2. Criminal Liability
In severe cases, directors may face criminal charges, particularly in instances of fraud, misconduct, or violations of securities laws. Possible consequences include:
- Fines and penalties.
- Imprisonment for serious offenses, such as fraud or willful neglect.
Relevant Law: The Companies Act 2006 includes provisions under Section 463, which outlines criminal offenses related to false statements and reckless trading by directors.
3. Disqualification
Directors found to have acted improperly may face disqualification from serving as directors in the future. This can significantly impact their professional reputation and career opportunities.
Relevant Law: Under the Company Directors Disqualification Act 1986 in the UK, directors can be disqualified for misconduct or for failing to meet statutory obligations.
Best Practices for Directors
To fulfill their duties and mitigate liabilities, directors should consider the following best practices:
- Stay Informed: Regularly review company financials, strategic plans, and market conditions. Engage in ongoing education about industry regulations and best practices.
- Maintain Transparency: Foster an environment of open communication within the board and with stakeholders. Disclose any potential conflicts of interest promptly.
- Document Decisions: Keep detailed records of board meetings, discussions, and decisions. This documentation can serve as vital evidence of due diligence in the event of a dispute.
- Seek Professional Advice: When necessary, consult legal, financial, and industry experts to ensure informed decision-making.

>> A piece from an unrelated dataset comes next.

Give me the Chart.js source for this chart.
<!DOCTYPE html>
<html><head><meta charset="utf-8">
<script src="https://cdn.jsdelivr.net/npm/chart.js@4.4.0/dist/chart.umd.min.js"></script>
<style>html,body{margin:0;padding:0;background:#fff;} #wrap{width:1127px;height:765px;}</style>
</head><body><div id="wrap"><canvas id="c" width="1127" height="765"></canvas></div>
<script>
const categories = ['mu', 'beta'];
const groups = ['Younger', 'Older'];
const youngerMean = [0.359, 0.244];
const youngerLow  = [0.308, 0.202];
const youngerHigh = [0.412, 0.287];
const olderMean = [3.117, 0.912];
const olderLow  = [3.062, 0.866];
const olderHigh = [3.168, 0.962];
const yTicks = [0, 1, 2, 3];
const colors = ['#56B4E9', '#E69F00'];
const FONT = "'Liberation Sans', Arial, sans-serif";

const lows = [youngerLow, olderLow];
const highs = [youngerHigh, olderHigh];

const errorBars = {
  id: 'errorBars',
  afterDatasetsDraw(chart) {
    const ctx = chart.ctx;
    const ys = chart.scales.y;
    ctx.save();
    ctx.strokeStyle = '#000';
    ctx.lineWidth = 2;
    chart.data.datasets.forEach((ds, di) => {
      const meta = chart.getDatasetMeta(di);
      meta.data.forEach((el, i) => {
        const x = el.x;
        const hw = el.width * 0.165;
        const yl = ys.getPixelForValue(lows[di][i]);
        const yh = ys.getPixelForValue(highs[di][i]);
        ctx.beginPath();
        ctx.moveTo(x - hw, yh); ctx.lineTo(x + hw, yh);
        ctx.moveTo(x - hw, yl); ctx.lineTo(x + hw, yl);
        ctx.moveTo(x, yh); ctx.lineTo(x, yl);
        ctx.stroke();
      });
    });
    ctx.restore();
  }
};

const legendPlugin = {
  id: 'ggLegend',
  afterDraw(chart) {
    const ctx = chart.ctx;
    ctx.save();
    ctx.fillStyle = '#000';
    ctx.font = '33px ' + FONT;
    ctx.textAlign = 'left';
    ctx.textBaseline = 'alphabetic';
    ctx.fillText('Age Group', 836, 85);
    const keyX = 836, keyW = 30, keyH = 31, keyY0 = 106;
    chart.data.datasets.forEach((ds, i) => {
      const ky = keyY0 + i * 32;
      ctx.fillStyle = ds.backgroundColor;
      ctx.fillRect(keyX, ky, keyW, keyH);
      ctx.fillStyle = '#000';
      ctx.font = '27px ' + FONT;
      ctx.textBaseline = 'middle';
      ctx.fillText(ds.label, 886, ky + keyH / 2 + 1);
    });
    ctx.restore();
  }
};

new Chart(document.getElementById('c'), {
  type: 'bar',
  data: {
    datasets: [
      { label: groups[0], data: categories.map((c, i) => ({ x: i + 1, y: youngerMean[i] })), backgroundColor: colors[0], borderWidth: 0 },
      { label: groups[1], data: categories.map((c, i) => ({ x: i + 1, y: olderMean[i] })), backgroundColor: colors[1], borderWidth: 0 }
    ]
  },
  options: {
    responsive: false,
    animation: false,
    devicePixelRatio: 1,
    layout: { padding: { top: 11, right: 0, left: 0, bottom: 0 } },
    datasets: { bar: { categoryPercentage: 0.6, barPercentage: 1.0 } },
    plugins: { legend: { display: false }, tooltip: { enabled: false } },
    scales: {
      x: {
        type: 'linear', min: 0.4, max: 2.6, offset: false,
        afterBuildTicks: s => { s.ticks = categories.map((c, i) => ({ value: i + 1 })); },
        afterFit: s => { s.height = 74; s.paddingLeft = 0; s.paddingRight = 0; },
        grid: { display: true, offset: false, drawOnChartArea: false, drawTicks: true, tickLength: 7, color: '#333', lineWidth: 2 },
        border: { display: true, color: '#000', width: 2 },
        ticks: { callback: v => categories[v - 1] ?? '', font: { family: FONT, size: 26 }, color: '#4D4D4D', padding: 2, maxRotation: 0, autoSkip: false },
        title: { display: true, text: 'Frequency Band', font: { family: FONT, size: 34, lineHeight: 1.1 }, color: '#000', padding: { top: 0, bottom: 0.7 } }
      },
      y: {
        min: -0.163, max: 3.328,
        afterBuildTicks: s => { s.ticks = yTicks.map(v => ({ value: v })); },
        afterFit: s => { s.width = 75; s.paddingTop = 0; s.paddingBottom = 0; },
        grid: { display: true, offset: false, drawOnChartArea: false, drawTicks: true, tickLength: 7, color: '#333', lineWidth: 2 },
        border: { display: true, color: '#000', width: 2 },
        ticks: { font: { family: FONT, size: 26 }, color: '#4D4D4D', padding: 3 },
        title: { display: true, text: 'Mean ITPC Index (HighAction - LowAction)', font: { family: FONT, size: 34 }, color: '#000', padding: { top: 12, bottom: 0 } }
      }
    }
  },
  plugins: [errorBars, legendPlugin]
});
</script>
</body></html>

Conclusion: The role of a director comes with significant responsibilities and potential liabilities. By understanding and adhering to their duties, directors can protect themselves and their organizations while fostering a culture of accountability and trust. As business leaders, it’s essential to embrace these responsibilities and lead by example, ensuring that the company remains compliant and poised for success in an ever-evolving landscape.